Can you get good marijuana in Texas?

Texas is a great agricultural state. There’s a lot of Mexican commercial stuff too. Oklahoma is very prohibitionist, but it grows pot. As oppressive as it is, a friend of mine from there showed me a bud that was the size of an ear of corn, grown outdoors.

The Texas-Mexico border is a big problem because of the way our government handles it. They aren’t going to have much affect on domestic marijuana use by affecting Mexican exports, because our domestic growers can pick up the slack, and they refuse to notice that whenever they decrease the supply of marijuana the use of hard drugs goes up because hard drugs are so much easier to smuggle.

Mexicans suffer an enormous amount of social injustice due to US drug policy, and a destabilized Mexico is not what we should be creating. The strategic interests of the US are being sacrificed to the drug war; Mexico has been corrupted and turned into a battleground because of the DEA.

It looks like George W. Bush, the governor of Texas, has a good chance to be our next president. God help us. What do you think of George’s drug policies?

When he was attending debutante parties, they were just rampant with cocaine, and there’s lots of rumors about his wild youth. He refuses to talk about it. His policies are bad policies, as are his brother’s [Jeb Bush is governor of Florida and favors spraying a dangerous anti-marijuana fungicide on the entire state].

He’s playing to one of his constituencies – the religious right – but I have a suspicion that if he gets elected he may have some surprises for them. Hell, Al Gore smoked pot for years, probably until he became vice president, and what good is that doing us? I think that most of these politicians have tried marijuana or some other illegal drug, but they are probably not going to tell the truth or change policies until the media changes the way it portrays the drug war. It’s a vicious circle.

Mainstream media and [drug czar Barry]McCaffrey have attacked you. McCaffrey said something about losing the drug debate to ‘very clever’ legalizers.

McCaffrey ducks debating people like me. The prohibs usually refuse to debate. They’re still stonewalling. They like to stand on the sidelines and make allegations about our motives and tell lies about marijuana and Holland. The Canadian media is so far ahead of American media. No comparison. That’s why legalization is moving along there so much faster.
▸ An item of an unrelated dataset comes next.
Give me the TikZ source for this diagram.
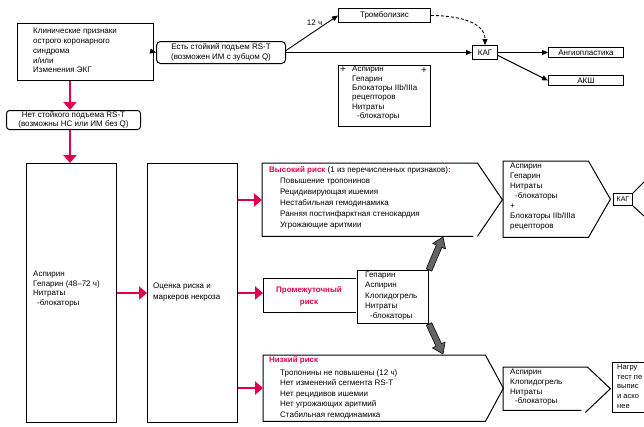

All the Canadians have to do is keep contacting Parliament and government ministers and tell them to respect the will of the people. And the Canadians are very aware of how the US bullies Canada’s marijuana policy. America interferes with the internal affairs of Canada and other countries around the world, and we have a media-government alliance that’s really scary.

What accounts for Canada being more progressive?

I think people should be grateful for your magazine and for Marc Emery. I mean, how long has CANNABIS CULTURE been around, three years, and it’s having a big influence, already a respected international publication. And

Marc is one those people who devotes all his resources to ending prohibition. There are lots of people making lots of money off prohibition, including some commercial marijuana growers, and they never give anything back. Marc gives it all back. It would not take many more Marc Emerys in the US and Canada to bring this thing to an end. If people want to know how to beat prohibition, look at what Marc has done.

He’s risked his ass to do it. Have you ever been persecuted because of your activism?

Because of my age and the way I look, I am not the type of person usually targeted by the police. I came out and told the world I was gay after being named national director of NORML, to head off anybody thinking that outing me would hurt the cause.

Gay people have played a major role in the medical marijuana movement, but Clinton has used his own gays to attack us. But no, thankfully, I have not been arrested or harmed by the government.

Do you think cannabis will be liberated anytime soon?

I predict that five years from now, medical marijuana and hemp cultivation will be legal, and de facto legalization will be happening in most areas. The momentum is on our side.